The One-Sentence Test as a Design Principle
The reporter test is not just an evaluation tool. It is a design principle. When I develop new material now, I start with the reporter sentence. Before I choose a method, before I develop a presentation, before I rehearse a single move, I write the sentence.
“He borrowed a ring, it vanished from his hand, and it was found inside a sealed box that had been sitting on the table the whole time.”
“He asked someone to think of any word in any language, and he wrote it on a board before they said it out loud.”
“She shuffled the deck, cut it anywhere she wanted, and the card she cut to was the only one with a different colored back.”
If the sentence is vivid and clear and makes me react as a listener, the effect is worth developing. If the sentence is complicated, vague, or requires explanation, I have not found the right effect yet.

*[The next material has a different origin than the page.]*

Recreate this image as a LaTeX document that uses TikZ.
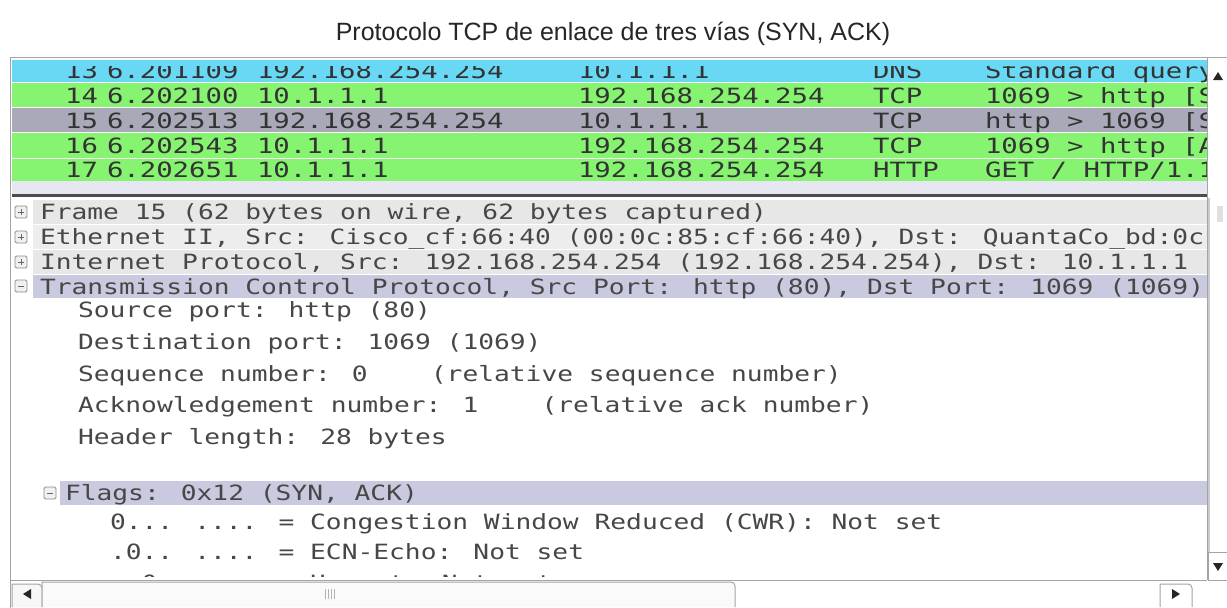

This is the discipline of the director’s eye applied at the earliest possible stage. Most performers develop an effect and then discover, after weeks or months of work, that the audience experience is muddled. The reporter test catches this problem before you invest the time. It is a filter applied at the idea stage, and it is the most efficient filter I have found.
What the Test Does Not Measure
I want to be clear about the limitations of this approach, because like any single tool, it can be misapplied.
The reporter test measures clarity and describability. It does not measure emotional depth. Some of the most powerful moments in magic are atmospheric, emotional, experiential — they create a feeling rather than a describable event. A beautiful manipulation routine performed to music may not pass the reporter test in the traditional sense, but it may produce an experience that is deeply moving and memorable.
The test also does not measure deceptive strength. An effect can be perfectly describable and still be weak if the audience suspects they know how it was done. Describability and impossibility are separate qualities, and both are necessary for great magic.
What the test does measure, reliably and ruthlessly, is whether the audience can carry your magic out of the room with them. Whether the experience you created will survive the transition from live performance to verbal description. Whether your magic has legs.
And in the professional world of corporate entertainment and keynote speaking, where every show is an audition for the next show, having magic with legs is not optional. It is the foundation of a sustainable career.
The Final Test
I will close with a challenge I give myself regularly and that I think every performer should adopt.
After every show, find someone who watched it and ask them to describe their favorite moment. Do not prompt them. Do not suggest effects. Just ask: “What was the thing that stuck with you?”
Listen to the description. Was it one sentence? Was it vivid? Did it communicate the impossible thing that happened? Did it make you, hearing it described back to you, feel that the effect had landed the way you intended?
If yes, that effect has passed the ultimate test. It is not just a good trick. It is a good story — a story the audience tells for you, in your absence, carrying your magic into rooms you will never enter and conversations you will never hear.
If the description is confused, vague, or requires multiple attempts, you have work to do. Not on the method. On the clarity. On the structure. On the fundamental question of whether the audience understood what they were supposed to experience.
The reporter test is not the only way to evaluate material. But in my experience, it is the most honest one. Because the audience’s description of your show is the truest mirror you will ever find. It reflects not what you intended to show them, but what they actually saw.
And that is the only thing that matters.